Ao entregar as propostas ao Congresso, Bolsonaro avaliou que até meados do próximo ano o pacote de medidas econômicas apresentado pelo governo estará aprovado. 

 “Temos certeza que em pouco tempo, talvez no início do ano que vem, em meados do ano que vem, no máximo, essa proposta se tornará uma realidade e ela fará muito bem para todos nós.” Bolsonaro afirmou estar “muito emocionado, muito feliz em participar desse momento ao lado de pessoas tão ilustres, em especial o Davi Alcolumbre”, disse, em referência ao presidente do Senado.

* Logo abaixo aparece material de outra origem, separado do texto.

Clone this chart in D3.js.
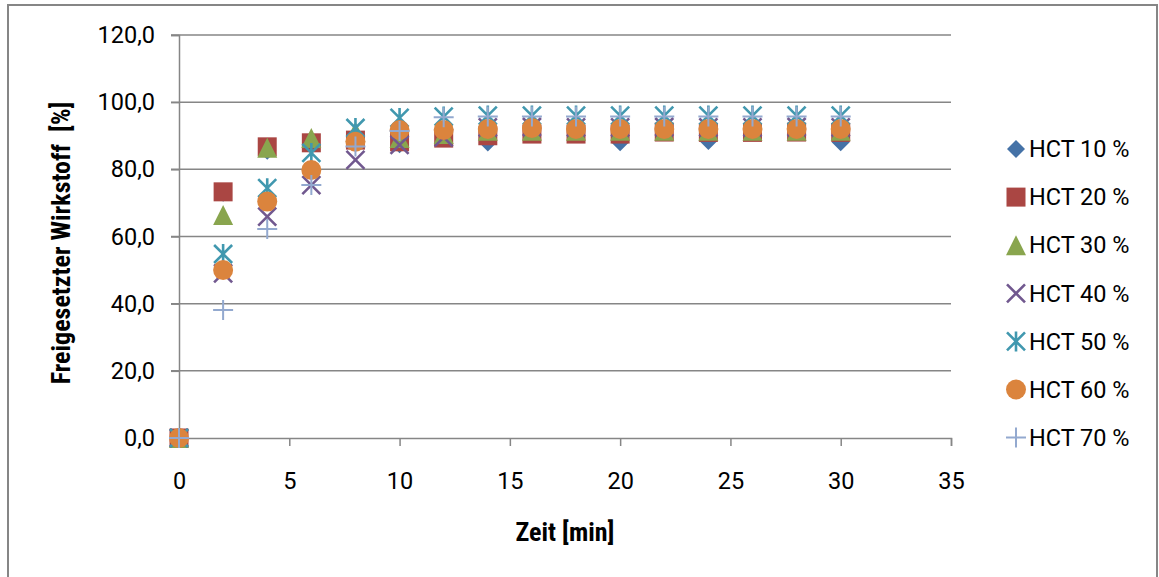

Davi Alcolumbre (DEM-AP) afirmou que o presidente da República tem “apoio incondicional” do Congresso, mas evitou garantir a aprovação das propostas de emenda à Constituição como enviadas pelo Poder

Executivo. “Este Parlamento será o mais reformista da história do Brasil. O Parlamento tem consciência de que as propostas do governo federal conciliam com as nossas”, disse. “Mas a gente não precisa concordar com tudo. Precisa buscar a conciliação”, concluiu.